Half Life 2: Episode Two
Talk about cliffhangers. At the end of the last game, Freeman is involved in a seemingly tragic accident when his rail car is thrown over a deadly precipice. As you might well imagine, he made it out alive. Now, I don't want to spoil any surprises for you, but it's relatively safe to say that a game without Freeman is not a Half Life game - so he must live. What happens next is pure action and adventure. The story kicks things into gear, and the action is taken to the next level. We still have the same arsenal, and most of the same enemies, but the challenge is more intense this time around. Not necessarily more difficult, just more refined. Much of this can be attributed to the different locations and the more intelligent and aggressive enemies. The puzzle-solving elements are also more prominent than they were in Episode One. They are nicely ingrained in each situation to appear as natural occurrences.
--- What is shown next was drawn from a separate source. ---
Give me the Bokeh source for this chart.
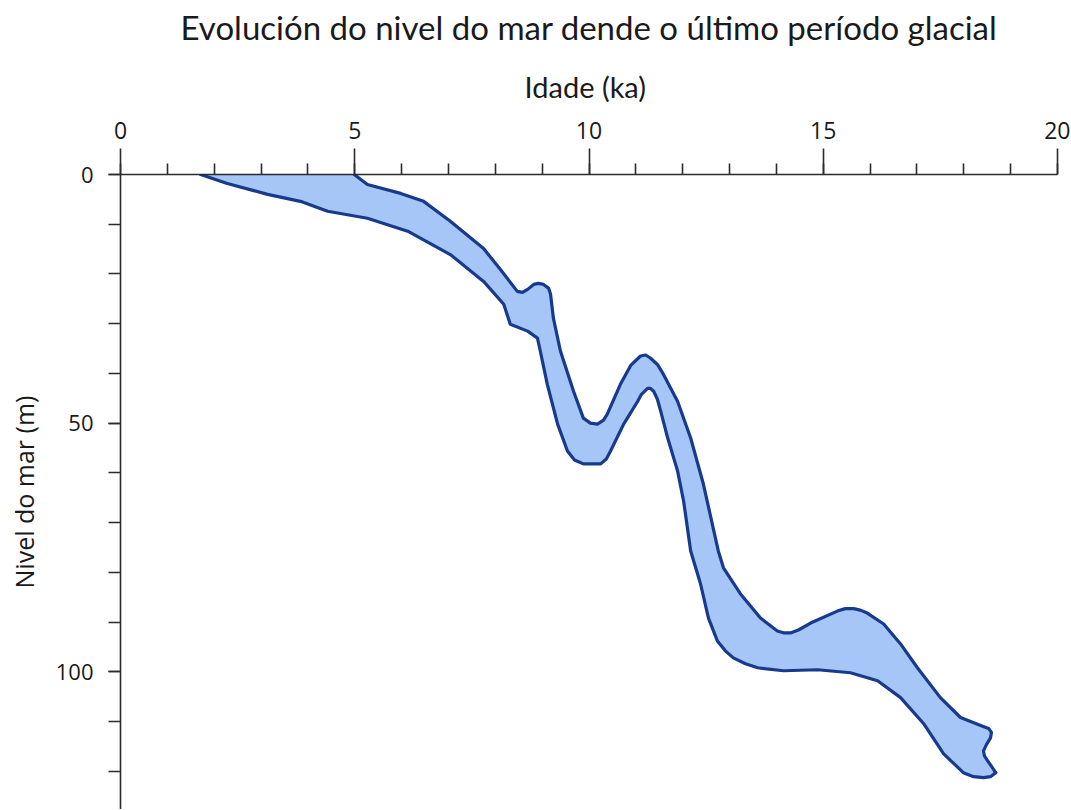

The storyline permeates the game from beginning to end like the yellow brick road.
Stranded in the wilderness, a long way from City 17, Freeman encounters a new world, one that is far different from the decaying concrete ruins. Not left unscathed by the Combine, much of what was once pristine forest and wilderness has become a partially mutated wasteland. This is a great environment for us. It's a refreshing change from sewers, dirty city streets, and office complexes. What we get in exchange are caves, mountains, rivers, forests, and abandoned ghosts towns. Of course they are rife with obstacles to overcome and creatures to destroy. This new setting goes a long way in sustaining interest in the series, which I must admit was waning in the last game. It's apparent that the developers pulled out all the stops for this one.
Not only is the story stronger than ever, but the character development, primarily that of the minor ones, is fully realized in this game. Through conversation, actions, and especially expressions, the gang is more fleshed out than ever. We've already seen how Alyx has developed in Episode One, as a person and a partner. She shows human range in her emotions, and most importantly for gaming purposes, she proves to be an integral partner. She's even better in this game, and that includes better looking. The other A.I. , such as the audacious Magnusson, Eli, and the doc, are all back and they follow in Alyx's footsteps, careful not to get in your way, get lost or get stuck. They even pull their own weight, and you can't ask for more than than.